Competing in triathlons has taken the Aldrich brothers all over the United States, and that includes a trip across the Pacific Ocean to this year’s Ironman World Championship. While the duo is not competing in the race, they will get to see their idols, the Pease brothers, Brent and Kyle — an abled body and disabled athlete — compete and try to become part of an exclusive group to finish the 140.6-mile trek together.
The Aldrich brothers finally had a chance to meet the Peace brothers on Monday and it was a memorable moment.
“It was like meeting your favorite movie star,” Noah said. “It is so inspirational for me to see an abled bodied and disabled bodied person team up and make it to the Ironman World Championship.”

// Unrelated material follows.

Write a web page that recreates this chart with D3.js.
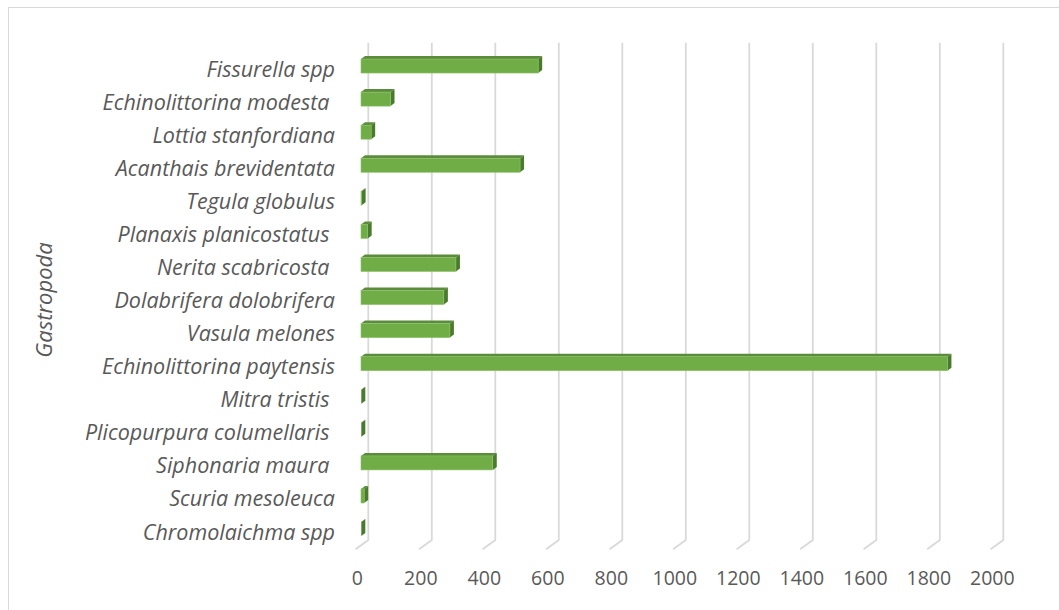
<!DOCTYPE html>
<html>
<head>
<meta charset="utf-8">
<script src="https://cdn.jsdelivr.net/npm/d3@7"></script>
<style>
  html, body { margin: 0; padding: 0; background: #ffffff; }
  svg { display: block; }
  text { font-family: "Open Sans", "Noto Sans", sans-serif; fill: #595959; }
</style>
</head>
<body>
<svg id="chart" width="1059" height="610"></svg>
<script>
// Species (top to bottom) and their counts
const categories = [
  "Fissurella spp",
  "Echinolittorina modesta ",
  "Lottia stanfordiana",
  "Acanthais brevidentata",
  "Tegula globulus",
  "Planaxis planicostatus ",
  "Nerita scabricosta ",
  "Dolabrifera dolobrifera",
  "Vasula melones",
  "Echinolittorina paytensis",
  "Mitra tristis ",
  "Plicopurpura columellaris ",
  "Siphonaria maura ",
  "Scuria mesoleuca",
  "Chromolaichma spp"
];
const values = [558, 93, 32, 501, 2, 21, 299, 261, 280, 1847, 1, 1, 415, 10, 1];
const tickValues = [0, 200, 400, 600, 800, 1000, 1200, 1400, 1600, 1800, 2000];
const axisTitle = "Gastropoda";

const svg = d3.select("#chart");

// Outer chart frame
svg.append("rect")
  .attr("x", 8.5).attr("y", 7.5)
  .attr("width", 1100).attr("height", 700)
  .attr("fill", "#ffffff").attr("stroke", "#d9d9d9").attr("stroke-width", 1);

// Oblique 3D layout: back wall, bar plane and front plane
const wallLeft = 368.3, wallTop = 42.7, wallBottom = 540;
const depth = { dx: -12.7, dy: 9.3 };          // back wall -> front edge of floor
const barLeft = 361;                              // bar front faces start here
const barDepth = { dx: 4, dy: -3 };               // bar front -> bar back
const barH = 14;

const x = d3.scaleLinear().domain([0, 2000]).range([0, 635]);
const y = d3.scaleBand().domain(categories).range([49.5, 545.6]).padding(0);

// Vertical gridlines on the back wall, with their floor tails
const grid = svg.append("g");
tickValues.forEach(v => {
  const gx = wallLeft + x(v);
  grid.append("path")
    .attr("d", `M${gx},${wallTop} L${gx},${wallBottom} L${gx + depth.dx},${wallBottom + depth.dy}`)
    .attr("fill", "none")
    .attr("stroke", "#d9d9d9")
    .attr("stroke-width", 1.8);
});

// Value axis labels along the front edge
const labelScale = d3.scaleLinear().domain([0, 2000])
  .range([wallLeft - 11.5, wallLeft - 11.5 + 635]);
const axis = d3.axisBottom(labelScale)
  .tickValues(tickValues).tickSize(0).tickPadding(0).tickFormat(d3.format("d"));
const ax = svg.append("g").attr("transform", "translate(0,571)").call(axis);
ax.select(".domain").remove();
ax.selectAll("text")
  .attr("fill", "#595959")
  .style("font-size", "19.5px")
  .style("font-family", "'Open Sans', sans-serif");

// 3D bars: front face, top face and right side face
const bars = svg.append("g");
categories.forEach((c, i) => {
  const cy = y(c) + y.bandwidth() / 2;
  const x0 = barLeft, x1 = barLeft + x(values[i]);
  const top = cy - barH / 2, bot = cy + barH / 2;
  const g = bars.append("g");
  g.append("path")
    .attr("d", `M${x0},${top} L${x1},${top} L${x1 + barDepth.dx},${top + barDepth.dy} L${x0 + barDepth.dx},${top + barDepth.dy} Z`)
    .attr("fill", "#5b8c3b");
  g.append("path")
    .attr("d", `M${x1},${top} L${x1 + barDepth.dx},${top + barDepth.dy} L${x1 + barDepth.dx},${bot + barDepth.dy} L${x1},${bot} Z`)
    .attr("fill", "#4a7a2d");
  if (x1 - x0 > 0.5) {
    g.append("rect")
      .attr("x", x0).attr("y", top)
      .attr("width", x1 - x0).attr("height", barH)
      .attr("fill", "#70ad47")
      .attr("stroke", "#8cc167").attr("stroke-width", 0.6);
  }
});

// Category labels
svg.append("g").selectAll("text")
  .data(categories)
  .join("text")
  .attr("x", 335)
  .attr("y", d => y(d) + y.bandwidth() / 2 + 10.5)
  .attr("text-anchor", "end")
  .style("font-size", "21.5px")
  .style("font-style", "italic")
  .style("white-space", "pre")
  .text(d => d);

// Axis title
svg.append("text")
  .attr("transform", "translate(46,300) rotate(-90)")
  .attr("text-anchor", "middle")
  .attr("dominant-baseline", "middle")
  .style("font-size", "22px")
  .style("font-style", "italic")
  .text(axisTitle);
</script>
</body>
</html>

It was actually the Pease brothers who had the opportunity to surprise the Aldrich brothers, through Skype, that they would be coming to Kona, thanks to Ironman and the Ironman Foundation.
“We got in contact with the Pease brothers earlier in the year. We were going to race with them in Atlanta but it didn’t work out,”said Alissa Aldrich, the mother of Noah and Lucas. “But then they Skyped us and invited our family, Noah and Lucas, to witness this epic event in Kona.”
The thrills did not end with the phone call though. After meeting with the Pease brothers, Noah and Lucas were gifted a brand new raft to compete with.
“Before we had two $12 rafts that we bought from Target,” Brian Aldrich said. “This one is more streamline in the water and it will help Noah a lot because Lucas is getting quite a bit heavier now.”
The boys had an opportunity to try the raft out and mid-swim Noah turned back to the shoreline and gave a big thumbs up in approval.
The Aldrich brothers were hoping to use the raft in Tuesday’s IronKids Keiki Dip n’ Dash at Kailua Pier. However, due inclement weather, the swim portion of the biathlon was cancelled just as the duo was about to enter the water.
“We were just literally seconds away and then there was a flash of lightning and thunder,” Noah said. “It was still fun though, besides thee swim being canceled.”
As for the run, Noah said it wasn’t his best performance but it also wasn’t his worst.
After the hard work came the fun as the brothers had a chance to walk down Alii Drive during the Parade of Nations.
“It is incredible to walk in the parade,” Noah said. “I am happy that they are allowing us to participate.”
Next up for the Aldrich brothers will be seeing the Pease brothers in action on Saturday. If everything goes according to plan and both Kyle and Brent are able to cross that finish line, the Aldrich brothers will be waiting, cheering their idols on and being inspired to keep inspiring others on their journey.